Instructions to follow: Repeat the material exactly from its first line to the line that includes "scale = [[i". Skip pictures.

----- Supplied data -----

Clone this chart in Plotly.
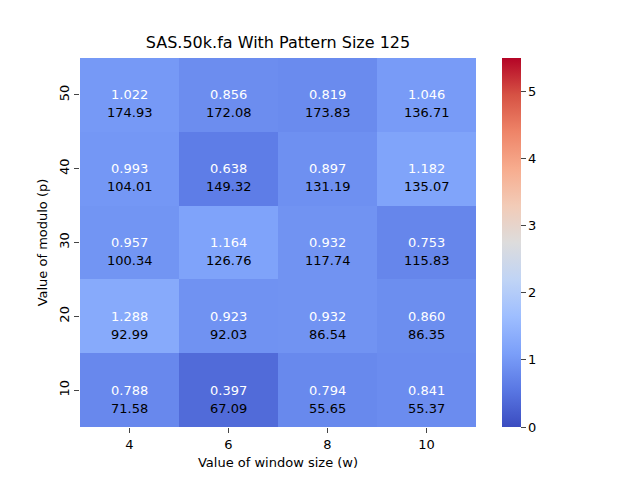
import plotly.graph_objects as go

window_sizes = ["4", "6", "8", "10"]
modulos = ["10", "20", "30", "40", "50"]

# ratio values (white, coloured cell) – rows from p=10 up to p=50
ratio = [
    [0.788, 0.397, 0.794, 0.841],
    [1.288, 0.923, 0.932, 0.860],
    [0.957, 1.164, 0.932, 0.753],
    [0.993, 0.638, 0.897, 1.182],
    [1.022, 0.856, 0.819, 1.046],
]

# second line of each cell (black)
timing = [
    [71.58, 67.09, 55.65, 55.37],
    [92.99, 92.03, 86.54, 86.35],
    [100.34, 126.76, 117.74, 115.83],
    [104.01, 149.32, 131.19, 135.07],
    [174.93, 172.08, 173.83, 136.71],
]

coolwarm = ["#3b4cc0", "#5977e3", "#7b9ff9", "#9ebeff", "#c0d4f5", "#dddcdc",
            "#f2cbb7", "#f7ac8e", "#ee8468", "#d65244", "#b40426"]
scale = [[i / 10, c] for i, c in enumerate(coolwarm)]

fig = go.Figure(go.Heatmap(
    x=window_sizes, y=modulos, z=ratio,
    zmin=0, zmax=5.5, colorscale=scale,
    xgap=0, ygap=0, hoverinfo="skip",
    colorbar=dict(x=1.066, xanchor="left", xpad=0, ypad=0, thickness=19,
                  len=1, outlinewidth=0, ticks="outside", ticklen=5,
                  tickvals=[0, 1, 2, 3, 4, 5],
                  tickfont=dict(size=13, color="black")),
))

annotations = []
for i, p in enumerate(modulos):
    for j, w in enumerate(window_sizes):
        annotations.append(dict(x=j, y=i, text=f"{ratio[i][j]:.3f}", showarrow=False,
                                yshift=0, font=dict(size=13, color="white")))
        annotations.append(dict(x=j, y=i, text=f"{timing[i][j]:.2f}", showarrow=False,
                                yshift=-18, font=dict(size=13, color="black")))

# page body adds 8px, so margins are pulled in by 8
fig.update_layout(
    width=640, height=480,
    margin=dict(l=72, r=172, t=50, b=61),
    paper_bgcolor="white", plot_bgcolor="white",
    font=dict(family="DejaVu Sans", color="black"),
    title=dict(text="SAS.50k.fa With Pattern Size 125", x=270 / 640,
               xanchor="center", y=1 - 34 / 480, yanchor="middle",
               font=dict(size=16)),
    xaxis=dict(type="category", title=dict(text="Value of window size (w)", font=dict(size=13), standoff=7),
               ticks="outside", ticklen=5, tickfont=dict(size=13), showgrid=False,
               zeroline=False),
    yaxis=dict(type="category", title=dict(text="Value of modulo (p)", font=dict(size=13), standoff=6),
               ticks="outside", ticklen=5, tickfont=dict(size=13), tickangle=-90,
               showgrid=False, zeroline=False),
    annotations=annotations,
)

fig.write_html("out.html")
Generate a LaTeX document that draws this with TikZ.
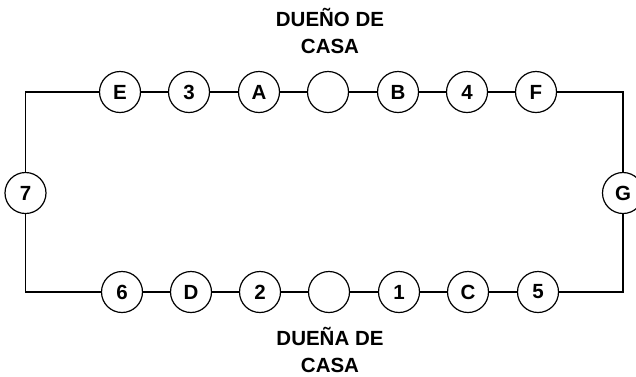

-----

Solution to this exercise:
Clone this chart in Plotly.
import plotly.graph_objects as go

window_sizes = ["4", "6", "8", "10"]
modulos = ["10", "20", "30", "40", "50"]

# ratio values (white, coloured cell) – rows from p=10 up to p=50
ratio = [
    [0.788, 0.397, 0.794, 0.841],
    [1.288, 0.923, 0.932, 0.860],
    [0.957, 1.164, 0.932, 0.753],
    [0.993, 0.638, 0.897, 1.182],
    [1.022, 0.856, 0.819, 1.046],
]

# second line of each cell (black)
timing = [
    [71.58, 67.09, 55.65, 55.37],
    [92.99, 92.03, 86.54, 86.35],
    [100.34, 126.76, 117.74, 115.83],
    [104.01, 149.32, 131.19, 135.07],
    [174.93, 172.08, 173.83, 136.71],
]

coolwarm = ["#3b4cc0", "#5977e3", "#7b9ff9", "#9ebeff", "#c0d4f5", "#dddcdc",
            "#f2cbb7", "#f7ac8e", "#ee8468", "#d65244", "#b40426"]
scale = [[i / 10, c] for i, c in enumerate(coolwarm)]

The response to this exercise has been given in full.